An advocate for grandparent guardians said the case of a grandmother killing her granddaughter is tragic, but the judge's sentence was appropiate.
Lorraine Smith, 59, was sentenced to 12 years in prison in the High Court in Wellington today. She will be eligible for parole after serving half of that sentence.
She had earlier pleaded guilty to strangling her 13-year-old granddaughter Kalis Smith, who died in March.
During the hearing Justice Francis Cooke said Smith had been described as "a devoted grandmother", who turned herself inside out to get help for her family.
He said on 15 March, Kalis - who had lived with her grandmother since she was five months old - and Smith left a sporting event together and came home. They were heard arguing by Smith's grandson, and at one point Kalis threatened to run away.
Later Smith asked her granddaughter to help her close the windows in the sleep-out, and strangled her there with a neck-tie.
Grandparents Raising Grandchildren Trust chief executive Kate Bundle said this situation shows, sadly, how severe carer burnout can be.
"I think the judge got it right, there clearly was intentional act on the part of the grandmother, it is incredibly sad that she got to that point where it all became too much and she made that decision to kill her granddaughter.

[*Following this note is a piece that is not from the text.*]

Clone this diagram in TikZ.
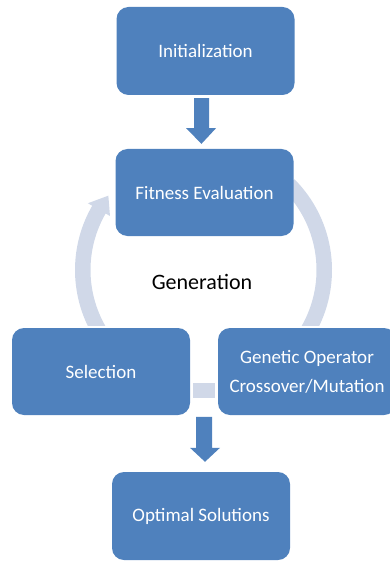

"On the one hand they have lost their daughter, their sibling their sister, it's incredibly difficult and sad for them who have lost Kalis, but they've also lost their beloved grandmother who has been quite a central figure in their life," said Ms Bundle.
Members of her family had reportedly urged Smith to change her guilty plea and consider a charge of manslaughter.
Lorraine Smith's cousin, Albert Thompson, told RNZ the family are hurting for her because of everything she's been through, but they love her and will continue to support her.
But Crown prosecutor Michele Wilkinson-Smith said they argued for the defendant to get life in prison, with a reduced minimum period of time spent in prison due to her age and situation.
"The family understandably are just at a complete loss, to understand how this could of happened, because the defendant has been a loving and caring grandmother and member of their whanau.
"For them it was completely out of character," said Ms Wilkinson-Smith
But Ms Wilkinson-Smith said the Crown had to consider that whether Smith's circumstances were that dissimilar to those of other families.
"Yes her situation was very hard but many people are in that situation and we have to be careful not to excuse that because while she was in a hard situation, of course the children in her care were in a hard situation as well, they needed her care.
"She was the adult," she said.
Smith's defence lawyer Peter Brosnahan told the court that whatever sentence she received today would pale in comparison to the fact that she has live out the rest of her days, knowing what she'd done.